- Direction -
Within the records that follow, restate exactly the lines from the line with "Write the TikZ code for this diagram." down to the line with "-| (test.south east);", including both. Omit the pictures.

- Input -
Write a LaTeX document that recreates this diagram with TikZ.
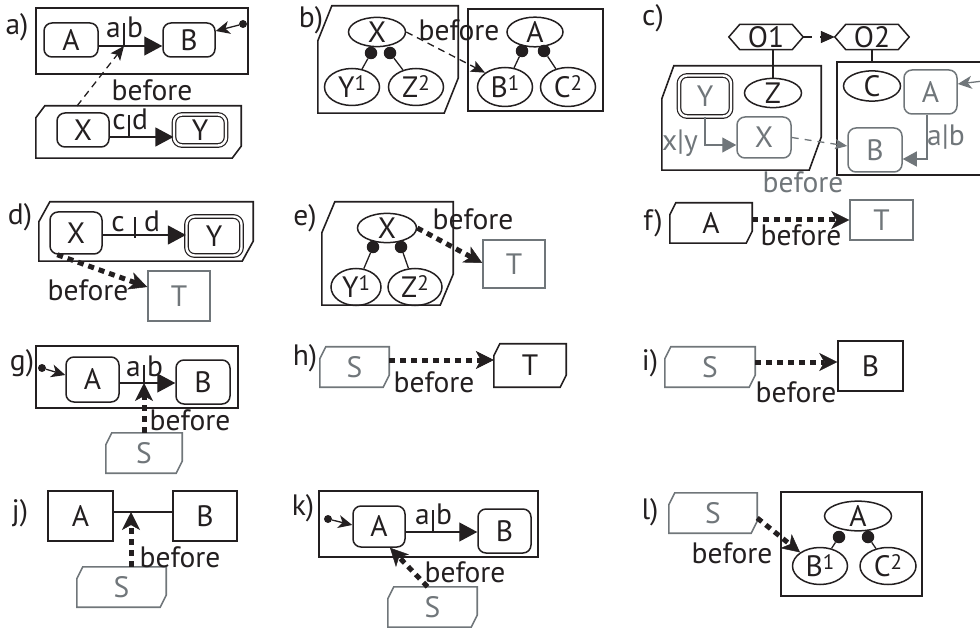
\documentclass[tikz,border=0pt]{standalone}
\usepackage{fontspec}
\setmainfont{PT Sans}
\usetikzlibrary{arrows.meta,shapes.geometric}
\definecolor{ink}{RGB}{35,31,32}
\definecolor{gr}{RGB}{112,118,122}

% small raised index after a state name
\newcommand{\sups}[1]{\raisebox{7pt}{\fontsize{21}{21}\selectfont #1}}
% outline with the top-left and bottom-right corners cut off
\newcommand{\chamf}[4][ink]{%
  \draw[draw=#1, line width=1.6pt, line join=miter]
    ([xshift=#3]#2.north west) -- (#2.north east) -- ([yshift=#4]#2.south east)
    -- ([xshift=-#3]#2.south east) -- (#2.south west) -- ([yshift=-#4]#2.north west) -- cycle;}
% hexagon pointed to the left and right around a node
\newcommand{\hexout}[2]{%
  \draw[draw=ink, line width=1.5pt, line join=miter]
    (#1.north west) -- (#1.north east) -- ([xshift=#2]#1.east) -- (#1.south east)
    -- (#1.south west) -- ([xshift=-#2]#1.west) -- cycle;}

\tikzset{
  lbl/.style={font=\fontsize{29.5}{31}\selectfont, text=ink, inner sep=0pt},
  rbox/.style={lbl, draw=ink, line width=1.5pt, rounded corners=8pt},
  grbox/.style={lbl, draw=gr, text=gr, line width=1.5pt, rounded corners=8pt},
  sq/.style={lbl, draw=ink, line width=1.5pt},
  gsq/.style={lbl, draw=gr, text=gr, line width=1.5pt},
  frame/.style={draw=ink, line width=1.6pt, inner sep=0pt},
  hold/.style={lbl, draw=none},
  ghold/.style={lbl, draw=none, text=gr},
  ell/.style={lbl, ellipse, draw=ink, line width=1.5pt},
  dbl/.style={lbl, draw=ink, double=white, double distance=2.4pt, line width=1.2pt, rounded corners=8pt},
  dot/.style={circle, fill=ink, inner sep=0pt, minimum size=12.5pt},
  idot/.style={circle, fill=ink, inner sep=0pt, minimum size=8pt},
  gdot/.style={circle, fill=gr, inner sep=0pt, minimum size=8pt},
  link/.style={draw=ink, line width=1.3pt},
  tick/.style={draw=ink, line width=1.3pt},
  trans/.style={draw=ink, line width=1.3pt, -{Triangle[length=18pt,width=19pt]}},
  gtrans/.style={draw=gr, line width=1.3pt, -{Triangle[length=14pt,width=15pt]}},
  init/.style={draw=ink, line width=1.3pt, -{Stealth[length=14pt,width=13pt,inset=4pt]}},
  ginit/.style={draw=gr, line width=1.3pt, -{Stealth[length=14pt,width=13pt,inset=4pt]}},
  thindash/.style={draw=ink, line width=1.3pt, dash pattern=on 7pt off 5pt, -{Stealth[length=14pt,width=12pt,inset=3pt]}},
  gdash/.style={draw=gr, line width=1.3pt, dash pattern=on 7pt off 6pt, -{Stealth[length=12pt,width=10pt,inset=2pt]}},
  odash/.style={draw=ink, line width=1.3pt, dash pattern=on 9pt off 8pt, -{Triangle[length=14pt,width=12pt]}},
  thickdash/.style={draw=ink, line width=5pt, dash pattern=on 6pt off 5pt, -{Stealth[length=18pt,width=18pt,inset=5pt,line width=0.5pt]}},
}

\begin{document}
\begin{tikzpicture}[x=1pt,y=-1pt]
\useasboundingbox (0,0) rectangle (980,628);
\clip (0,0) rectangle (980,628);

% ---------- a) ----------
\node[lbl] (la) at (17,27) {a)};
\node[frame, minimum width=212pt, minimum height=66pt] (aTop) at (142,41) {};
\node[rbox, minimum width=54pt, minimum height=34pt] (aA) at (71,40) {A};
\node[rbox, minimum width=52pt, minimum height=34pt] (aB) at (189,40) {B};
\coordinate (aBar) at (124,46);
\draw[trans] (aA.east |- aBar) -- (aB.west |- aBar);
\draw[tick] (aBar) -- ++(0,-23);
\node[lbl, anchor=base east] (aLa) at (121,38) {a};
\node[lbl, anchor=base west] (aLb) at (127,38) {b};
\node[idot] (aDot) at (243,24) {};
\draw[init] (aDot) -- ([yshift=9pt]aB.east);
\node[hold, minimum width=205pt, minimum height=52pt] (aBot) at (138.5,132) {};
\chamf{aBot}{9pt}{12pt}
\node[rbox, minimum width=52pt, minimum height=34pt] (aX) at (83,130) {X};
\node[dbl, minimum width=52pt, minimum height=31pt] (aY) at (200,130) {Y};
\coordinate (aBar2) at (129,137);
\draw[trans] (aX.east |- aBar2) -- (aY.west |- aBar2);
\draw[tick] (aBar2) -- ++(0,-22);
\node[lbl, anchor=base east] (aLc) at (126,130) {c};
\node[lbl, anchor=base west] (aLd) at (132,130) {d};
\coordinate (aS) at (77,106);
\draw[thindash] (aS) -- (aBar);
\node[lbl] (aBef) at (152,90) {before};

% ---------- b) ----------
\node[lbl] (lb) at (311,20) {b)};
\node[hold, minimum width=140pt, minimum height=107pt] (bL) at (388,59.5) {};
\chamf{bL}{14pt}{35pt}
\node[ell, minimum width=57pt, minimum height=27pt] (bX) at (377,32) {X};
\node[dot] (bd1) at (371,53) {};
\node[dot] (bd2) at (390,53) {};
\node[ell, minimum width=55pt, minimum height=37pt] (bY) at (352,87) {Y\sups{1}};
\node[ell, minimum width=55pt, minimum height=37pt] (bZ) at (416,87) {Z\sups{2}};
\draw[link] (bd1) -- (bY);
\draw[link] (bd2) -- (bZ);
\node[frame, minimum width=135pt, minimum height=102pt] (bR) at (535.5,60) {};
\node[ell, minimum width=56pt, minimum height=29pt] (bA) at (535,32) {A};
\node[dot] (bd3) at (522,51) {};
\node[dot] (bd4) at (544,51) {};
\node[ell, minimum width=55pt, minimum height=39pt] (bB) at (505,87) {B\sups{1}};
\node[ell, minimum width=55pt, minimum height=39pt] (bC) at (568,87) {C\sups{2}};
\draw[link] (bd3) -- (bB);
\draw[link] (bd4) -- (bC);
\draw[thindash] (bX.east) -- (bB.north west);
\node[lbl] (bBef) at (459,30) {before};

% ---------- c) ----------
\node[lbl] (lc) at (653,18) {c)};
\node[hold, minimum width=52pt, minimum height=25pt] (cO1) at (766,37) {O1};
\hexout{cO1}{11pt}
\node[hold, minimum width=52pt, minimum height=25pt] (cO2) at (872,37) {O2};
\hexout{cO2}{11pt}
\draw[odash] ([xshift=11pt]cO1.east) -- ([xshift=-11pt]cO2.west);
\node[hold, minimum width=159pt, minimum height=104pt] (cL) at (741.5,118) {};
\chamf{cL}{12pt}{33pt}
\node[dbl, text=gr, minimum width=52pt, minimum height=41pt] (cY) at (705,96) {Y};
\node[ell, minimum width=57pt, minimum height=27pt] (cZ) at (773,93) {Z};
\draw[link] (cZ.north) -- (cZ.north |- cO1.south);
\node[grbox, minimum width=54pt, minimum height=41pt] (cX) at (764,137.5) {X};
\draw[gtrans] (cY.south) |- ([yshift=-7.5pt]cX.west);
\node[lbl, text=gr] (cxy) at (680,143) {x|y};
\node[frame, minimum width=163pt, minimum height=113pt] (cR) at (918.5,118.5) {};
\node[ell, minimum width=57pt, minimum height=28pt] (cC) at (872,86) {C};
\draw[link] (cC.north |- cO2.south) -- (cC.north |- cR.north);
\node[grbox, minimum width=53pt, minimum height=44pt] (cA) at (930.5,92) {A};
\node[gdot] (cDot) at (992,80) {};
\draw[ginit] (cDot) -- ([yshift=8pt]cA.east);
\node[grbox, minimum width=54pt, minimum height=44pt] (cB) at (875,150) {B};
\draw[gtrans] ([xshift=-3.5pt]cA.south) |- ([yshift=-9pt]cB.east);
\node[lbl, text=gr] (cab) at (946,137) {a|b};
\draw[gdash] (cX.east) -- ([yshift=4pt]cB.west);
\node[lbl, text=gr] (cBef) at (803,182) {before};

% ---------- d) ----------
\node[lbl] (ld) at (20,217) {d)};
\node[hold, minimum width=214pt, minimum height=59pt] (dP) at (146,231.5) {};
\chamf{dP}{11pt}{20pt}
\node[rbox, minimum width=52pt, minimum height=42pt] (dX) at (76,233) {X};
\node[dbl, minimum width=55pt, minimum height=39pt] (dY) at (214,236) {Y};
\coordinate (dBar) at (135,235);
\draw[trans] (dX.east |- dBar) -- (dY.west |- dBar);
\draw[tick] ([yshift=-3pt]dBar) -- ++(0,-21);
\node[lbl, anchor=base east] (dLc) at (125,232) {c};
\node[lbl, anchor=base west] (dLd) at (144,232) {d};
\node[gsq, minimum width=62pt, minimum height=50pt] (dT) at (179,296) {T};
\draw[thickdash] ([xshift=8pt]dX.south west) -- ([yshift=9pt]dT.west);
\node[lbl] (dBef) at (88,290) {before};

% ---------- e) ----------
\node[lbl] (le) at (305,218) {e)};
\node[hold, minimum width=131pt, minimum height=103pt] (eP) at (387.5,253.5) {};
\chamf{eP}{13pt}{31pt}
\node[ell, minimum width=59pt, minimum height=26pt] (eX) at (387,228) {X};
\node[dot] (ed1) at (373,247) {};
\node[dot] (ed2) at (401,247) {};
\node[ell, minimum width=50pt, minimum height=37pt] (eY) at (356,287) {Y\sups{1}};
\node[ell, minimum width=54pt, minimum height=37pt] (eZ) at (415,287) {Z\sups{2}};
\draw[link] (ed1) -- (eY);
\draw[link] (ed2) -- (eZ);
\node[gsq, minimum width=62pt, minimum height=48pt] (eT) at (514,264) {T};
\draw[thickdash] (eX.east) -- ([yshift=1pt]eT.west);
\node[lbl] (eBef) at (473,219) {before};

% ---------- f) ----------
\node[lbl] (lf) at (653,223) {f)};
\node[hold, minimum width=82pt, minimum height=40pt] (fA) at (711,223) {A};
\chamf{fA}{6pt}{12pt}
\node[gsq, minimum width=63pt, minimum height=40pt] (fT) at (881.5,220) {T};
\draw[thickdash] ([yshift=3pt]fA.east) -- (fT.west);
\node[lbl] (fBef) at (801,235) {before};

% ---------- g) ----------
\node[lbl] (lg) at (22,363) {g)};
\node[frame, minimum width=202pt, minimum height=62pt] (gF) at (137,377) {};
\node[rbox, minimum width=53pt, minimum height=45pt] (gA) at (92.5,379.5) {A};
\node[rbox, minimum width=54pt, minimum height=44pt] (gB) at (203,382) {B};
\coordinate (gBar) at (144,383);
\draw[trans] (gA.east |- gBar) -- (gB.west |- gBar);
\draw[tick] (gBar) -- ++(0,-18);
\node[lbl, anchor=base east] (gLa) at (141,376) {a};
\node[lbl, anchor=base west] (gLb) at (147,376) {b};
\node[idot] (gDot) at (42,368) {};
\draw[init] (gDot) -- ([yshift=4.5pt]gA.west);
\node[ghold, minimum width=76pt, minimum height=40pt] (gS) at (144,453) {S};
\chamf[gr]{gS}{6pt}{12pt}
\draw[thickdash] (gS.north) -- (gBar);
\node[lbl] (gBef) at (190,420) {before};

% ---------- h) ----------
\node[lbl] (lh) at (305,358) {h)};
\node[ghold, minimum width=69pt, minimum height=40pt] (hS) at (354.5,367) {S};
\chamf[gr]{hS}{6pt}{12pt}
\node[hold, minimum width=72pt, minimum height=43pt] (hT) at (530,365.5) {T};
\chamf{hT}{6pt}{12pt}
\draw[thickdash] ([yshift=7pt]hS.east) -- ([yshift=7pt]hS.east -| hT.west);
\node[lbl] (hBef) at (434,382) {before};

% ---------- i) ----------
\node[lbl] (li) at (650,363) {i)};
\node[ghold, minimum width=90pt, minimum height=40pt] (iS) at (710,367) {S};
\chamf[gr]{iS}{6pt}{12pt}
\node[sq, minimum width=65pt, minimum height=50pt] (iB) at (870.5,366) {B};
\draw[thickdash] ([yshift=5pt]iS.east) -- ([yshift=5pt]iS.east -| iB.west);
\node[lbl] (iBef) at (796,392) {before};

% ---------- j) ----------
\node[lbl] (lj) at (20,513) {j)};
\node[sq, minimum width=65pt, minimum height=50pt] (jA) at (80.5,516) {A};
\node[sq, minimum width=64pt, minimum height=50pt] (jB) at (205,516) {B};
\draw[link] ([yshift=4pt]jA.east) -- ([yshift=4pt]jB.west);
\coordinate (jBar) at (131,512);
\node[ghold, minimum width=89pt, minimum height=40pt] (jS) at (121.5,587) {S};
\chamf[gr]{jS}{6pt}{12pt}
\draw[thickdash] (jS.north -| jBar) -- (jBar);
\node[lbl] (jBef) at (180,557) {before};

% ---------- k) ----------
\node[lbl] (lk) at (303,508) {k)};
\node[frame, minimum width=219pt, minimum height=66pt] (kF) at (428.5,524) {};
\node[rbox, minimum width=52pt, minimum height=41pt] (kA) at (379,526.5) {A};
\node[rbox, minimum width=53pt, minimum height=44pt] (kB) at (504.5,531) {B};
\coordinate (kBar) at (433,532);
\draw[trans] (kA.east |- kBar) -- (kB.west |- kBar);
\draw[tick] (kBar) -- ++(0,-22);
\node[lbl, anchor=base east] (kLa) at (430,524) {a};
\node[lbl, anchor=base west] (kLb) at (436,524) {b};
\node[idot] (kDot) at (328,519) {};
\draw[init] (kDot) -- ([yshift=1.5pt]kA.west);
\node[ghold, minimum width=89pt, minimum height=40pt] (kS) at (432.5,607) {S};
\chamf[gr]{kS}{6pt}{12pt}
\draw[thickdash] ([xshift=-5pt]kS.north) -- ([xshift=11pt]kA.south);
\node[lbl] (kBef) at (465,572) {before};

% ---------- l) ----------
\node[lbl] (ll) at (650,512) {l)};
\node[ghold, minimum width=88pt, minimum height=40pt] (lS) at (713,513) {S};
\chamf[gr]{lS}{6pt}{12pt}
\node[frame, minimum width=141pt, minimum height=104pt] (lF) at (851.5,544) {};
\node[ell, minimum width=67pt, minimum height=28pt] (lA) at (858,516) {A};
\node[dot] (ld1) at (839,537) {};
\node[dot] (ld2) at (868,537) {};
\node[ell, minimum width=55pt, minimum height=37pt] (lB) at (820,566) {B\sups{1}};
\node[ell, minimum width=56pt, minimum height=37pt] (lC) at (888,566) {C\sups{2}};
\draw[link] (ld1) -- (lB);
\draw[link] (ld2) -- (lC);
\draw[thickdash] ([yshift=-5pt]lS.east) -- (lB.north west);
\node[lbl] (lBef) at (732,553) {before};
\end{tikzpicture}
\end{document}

...

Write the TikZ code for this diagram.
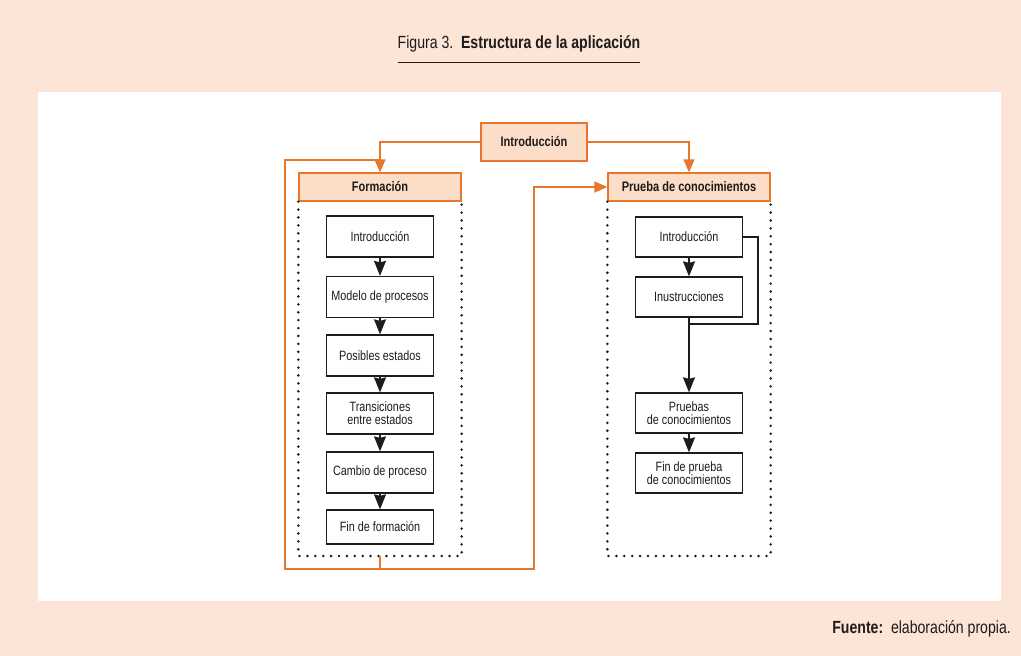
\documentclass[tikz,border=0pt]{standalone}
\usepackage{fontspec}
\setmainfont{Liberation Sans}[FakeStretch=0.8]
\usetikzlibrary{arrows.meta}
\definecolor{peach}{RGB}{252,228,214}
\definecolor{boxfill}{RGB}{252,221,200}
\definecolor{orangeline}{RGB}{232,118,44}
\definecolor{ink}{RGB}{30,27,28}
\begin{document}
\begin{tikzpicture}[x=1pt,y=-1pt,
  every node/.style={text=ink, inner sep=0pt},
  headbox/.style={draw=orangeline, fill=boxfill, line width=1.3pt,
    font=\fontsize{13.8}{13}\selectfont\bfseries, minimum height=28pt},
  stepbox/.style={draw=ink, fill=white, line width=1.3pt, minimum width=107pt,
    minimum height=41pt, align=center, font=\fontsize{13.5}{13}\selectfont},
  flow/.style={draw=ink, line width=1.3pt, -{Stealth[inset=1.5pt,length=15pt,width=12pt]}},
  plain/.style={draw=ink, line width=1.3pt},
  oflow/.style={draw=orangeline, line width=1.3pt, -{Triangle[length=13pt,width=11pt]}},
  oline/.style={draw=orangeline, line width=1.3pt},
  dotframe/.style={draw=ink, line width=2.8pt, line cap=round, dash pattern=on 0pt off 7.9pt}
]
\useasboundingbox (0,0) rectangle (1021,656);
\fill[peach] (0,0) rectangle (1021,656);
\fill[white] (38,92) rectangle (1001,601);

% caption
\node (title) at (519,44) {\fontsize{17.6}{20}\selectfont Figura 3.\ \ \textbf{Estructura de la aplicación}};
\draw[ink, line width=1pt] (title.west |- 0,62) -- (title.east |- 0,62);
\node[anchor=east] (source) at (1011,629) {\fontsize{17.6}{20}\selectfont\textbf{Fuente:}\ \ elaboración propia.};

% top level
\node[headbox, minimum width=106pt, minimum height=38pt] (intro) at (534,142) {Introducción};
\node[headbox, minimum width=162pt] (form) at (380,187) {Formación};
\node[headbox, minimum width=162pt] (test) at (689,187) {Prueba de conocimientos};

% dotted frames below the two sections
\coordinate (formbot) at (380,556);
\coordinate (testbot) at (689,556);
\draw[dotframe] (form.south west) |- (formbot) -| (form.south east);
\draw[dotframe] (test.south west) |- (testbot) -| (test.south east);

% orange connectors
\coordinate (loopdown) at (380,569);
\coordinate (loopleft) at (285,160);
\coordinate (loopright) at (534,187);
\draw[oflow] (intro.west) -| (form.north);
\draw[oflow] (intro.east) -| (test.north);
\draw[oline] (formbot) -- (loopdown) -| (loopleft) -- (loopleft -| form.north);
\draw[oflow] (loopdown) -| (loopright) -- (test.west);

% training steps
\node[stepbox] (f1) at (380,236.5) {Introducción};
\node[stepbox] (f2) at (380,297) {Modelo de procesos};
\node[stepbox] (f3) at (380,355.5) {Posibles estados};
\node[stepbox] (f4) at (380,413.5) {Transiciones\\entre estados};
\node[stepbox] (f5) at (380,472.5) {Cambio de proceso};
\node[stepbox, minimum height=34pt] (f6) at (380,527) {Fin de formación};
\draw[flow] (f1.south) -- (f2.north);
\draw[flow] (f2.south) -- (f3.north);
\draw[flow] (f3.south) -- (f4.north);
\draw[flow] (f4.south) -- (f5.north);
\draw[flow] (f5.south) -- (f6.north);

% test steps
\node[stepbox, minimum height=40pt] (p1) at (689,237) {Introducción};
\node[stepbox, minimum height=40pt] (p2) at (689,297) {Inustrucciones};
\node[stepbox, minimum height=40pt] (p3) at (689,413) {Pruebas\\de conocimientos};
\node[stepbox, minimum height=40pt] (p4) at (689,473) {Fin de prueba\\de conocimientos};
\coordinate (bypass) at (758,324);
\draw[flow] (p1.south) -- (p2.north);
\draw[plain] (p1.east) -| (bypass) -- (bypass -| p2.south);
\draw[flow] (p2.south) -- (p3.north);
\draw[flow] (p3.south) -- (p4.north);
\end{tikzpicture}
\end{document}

- Answer below -
Write the TikZ code for this diagram.
\documentclass[tikz,border=0pt]{standalone}
\usepackage{fontspec}
\setmainfont{Liberation Sans}[FakeStretch=0.8]
\usetikzlibrary{arrows.meta}
\definecolor{peach}{RGB}{252,228,214}
\definecolor{boxfill}{RGB}{252,221,200}
\definecolor{orangeline}{RGB}{232,118,44}
\definecolor{ink}{RGB}{30,27,28}
\begin{document}
\begin{tikzpicture}[x=1pt,y=-1pt,
  every node/.style={text=ink, inner sep=0pt},
  headbox/.style={draw=orangeline, fill=boxfill, line width=1.3pt,
    font=\fontsize{13.8}{13}\selectfont\bfseries, minimum height=28pt},
  stepbox/.style={draw=ink, fill=white, line width=1.3pt, minimum width=107pt,
    minimum height=41pt, align=center, font=\fontsize{13.5}{13}\selectfont},
  flow/.style={draw=ink, line width=1.3pt, -{Stealth[inset=1.5pt,length=15pt,width=12pt]}},
  plain/.style={draw=ink, line width=1.3pt},
  oflow/.style={draw=orangeline, line width=1.3pt, -{Triangle[length=13pt,width=11pt]}},
  oline/.style={draw=orangeline, line width=1.3pt},
  dotframe/.style={draw=ink, line width=2.8pt, line cap=round, dash pattern=on 0pt off 7.9pt}
]
\useasboundingbox (0,0) rectangle (1021,656);
\fill[peach] (0,0) rectangle (1021,656);
\fill[white] (38,92) rectangle (1001,601);

% caption
\node (title) at (519,44) {\fontsize{17.6}{20}\selectfont Figura 3.\ \ \textbf{Estructura de la aplicación}};
\draw[ink, line width=1pt] (title.west |- 0,62) -- (title.east |- 0,62);
\node[anchor=east] (source) at (1011,629) {\fontsize{17.6}{20}\selectfont\textbf{Fuente:}\ \ elaboración propia.};

% top level
\node[headbox, minimum width=106pt, minimum height=38pt] (intro) at (534,142) {Introducción};
\node[headbox, minimum width=162pt] (form) at (380,187) {Formación};
\node[headbox, minimum width=162pt] (test) at (689,187) {Prueba de conocimientos};

% dotted frames below the two sections
\coordinate (formbot) at (380,556);
\coordinate (testbot) at (689,556);
\draw[dotframe] (form.south west) |- (formbot) -| (form.south east);
\draw[dotframe] (test.south west) |- (testbot) -| (test.south east);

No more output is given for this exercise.